-- START --

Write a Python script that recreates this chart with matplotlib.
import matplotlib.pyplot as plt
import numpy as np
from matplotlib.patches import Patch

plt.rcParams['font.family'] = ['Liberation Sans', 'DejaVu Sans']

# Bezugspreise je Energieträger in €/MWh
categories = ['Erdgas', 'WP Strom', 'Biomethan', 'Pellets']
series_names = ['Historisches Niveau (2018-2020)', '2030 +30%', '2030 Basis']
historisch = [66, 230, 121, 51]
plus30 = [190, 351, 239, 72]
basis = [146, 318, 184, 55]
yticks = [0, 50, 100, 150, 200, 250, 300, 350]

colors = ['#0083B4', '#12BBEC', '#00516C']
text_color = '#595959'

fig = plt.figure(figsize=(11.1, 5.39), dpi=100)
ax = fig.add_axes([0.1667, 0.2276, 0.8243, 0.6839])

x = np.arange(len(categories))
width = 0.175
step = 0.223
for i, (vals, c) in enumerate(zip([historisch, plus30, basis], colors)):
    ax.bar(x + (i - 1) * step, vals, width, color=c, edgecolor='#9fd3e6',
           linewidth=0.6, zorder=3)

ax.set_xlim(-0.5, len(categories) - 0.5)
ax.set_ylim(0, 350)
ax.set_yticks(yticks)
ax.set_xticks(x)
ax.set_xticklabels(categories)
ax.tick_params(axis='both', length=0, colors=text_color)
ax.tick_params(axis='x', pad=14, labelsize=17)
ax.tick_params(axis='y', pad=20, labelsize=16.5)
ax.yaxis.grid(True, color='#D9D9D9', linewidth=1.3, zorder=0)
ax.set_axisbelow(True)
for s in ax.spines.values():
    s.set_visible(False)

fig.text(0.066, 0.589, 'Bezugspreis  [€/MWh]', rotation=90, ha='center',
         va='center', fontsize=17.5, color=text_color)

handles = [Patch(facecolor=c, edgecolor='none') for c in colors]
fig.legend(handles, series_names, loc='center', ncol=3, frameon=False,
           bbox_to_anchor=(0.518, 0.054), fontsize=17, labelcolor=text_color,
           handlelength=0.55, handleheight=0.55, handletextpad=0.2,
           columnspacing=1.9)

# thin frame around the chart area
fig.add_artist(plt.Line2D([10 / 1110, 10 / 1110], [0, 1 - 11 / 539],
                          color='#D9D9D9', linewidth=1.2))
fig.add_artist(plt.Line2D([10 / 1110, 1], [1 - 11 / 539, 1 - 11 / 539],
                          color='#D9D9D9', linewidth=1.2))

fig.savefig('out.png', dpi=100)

-- END --

- _THE TASK_: Print the listing above in full, exactly as it is.

- _WORKED ANSWER_:
Write a Python script that recreates this chart with matplotlib.
import matplotlib.pyplot as plt
import numpy as np
from matplotlib.patches import Patch

plt.rcParams['font.family'] = ['Liberation Sans', 'DejaVu Sans']

# Bezugspreise je Energieträger in €/MWh
categories = ['Erdgas', 'WP Strom', 'Biomethan', 'Pellets']
series_names = ['Historisches Niveau (2018-2020)', '2030 +30%', '2030 Basis']
historisch = [66, 230, 121, 51]
plus30 = [190, 351, 239, 72]
basis = [146, 318, 184, 55]
yticks = [0, 50, 100, 150, 200, 250, 300, 350]

colors = ['#0083B4', '#12BBEC', '#00516C']
text_color = '#595959'

fig = plt.figure(figsize=(11.1, 5.39), dpi=100)
ax = fig.add_axes([0.1667, 0.2276, 0.8243, 0.6839])

x = np.arange(len(categories))
width = 0.175
step = 0.223
for i, (vals, c) in enumerate(zip([historisch, plus30, basis], colors)):
    ax.bar(x + (i - 1) * step, vals, width, color=c, edgecolor='#9fd3e6',
           linewidth=0.6, zorder=3)

ax.set_xlim(-0.5, len(categories) - 0.5)
ax.set_ylim(0, 350)
ax.set_yticks(yticks)
ax.set_xticks(x)
ax.set_xticklabels(categories)
ax.tick_params(axis='both', length=0, colors=text_color)
ax.tick_params(axis='x', pad=14, labelsize=17)
ax.tick_params(axis='y', pad=20, labelsize=16.5)
ax.yaxis.grid(True, color='#D9D9D9', linewidth=1.3, zorder=0)
ax.set_axisbelow(True)
for s in ax.spines.values():
    s.set_visible(False)

fig.text(0.066, 0.589, 'Bezugspreis  [€/MWh]', rotation=90, ha='center',
         va='center', fontsize=17.5, color=text_color)

handles = [Patch(facecolor=c, edgecolor='none') for c in colors]
fig.legend(handles, series_names, loc='center', ncol=3, frameon=False,
           bbox_to_anchor=(0.518, 0.054), fontsize=17, labelcolor=text_color,
           handlelength=0.55, handleheight=0.55, handletextpad=0.2,
           columnspacing=1.9)

# thin frame around the chart area
fig.add_artist(plt.Line2D([10 / 1110, 10 / 1110], [0, 1 - 11 / 539],
                          color='#D9D9D9', linewidth=1.2))
fig.add_artist(plt.Line2D([10 / 1110, 1], [1 - 11 / 539, 1 - 11 / 539],
                          color='#D9D9D9', linewidth=1.2))

fig.savefig('out.png', dpi=100)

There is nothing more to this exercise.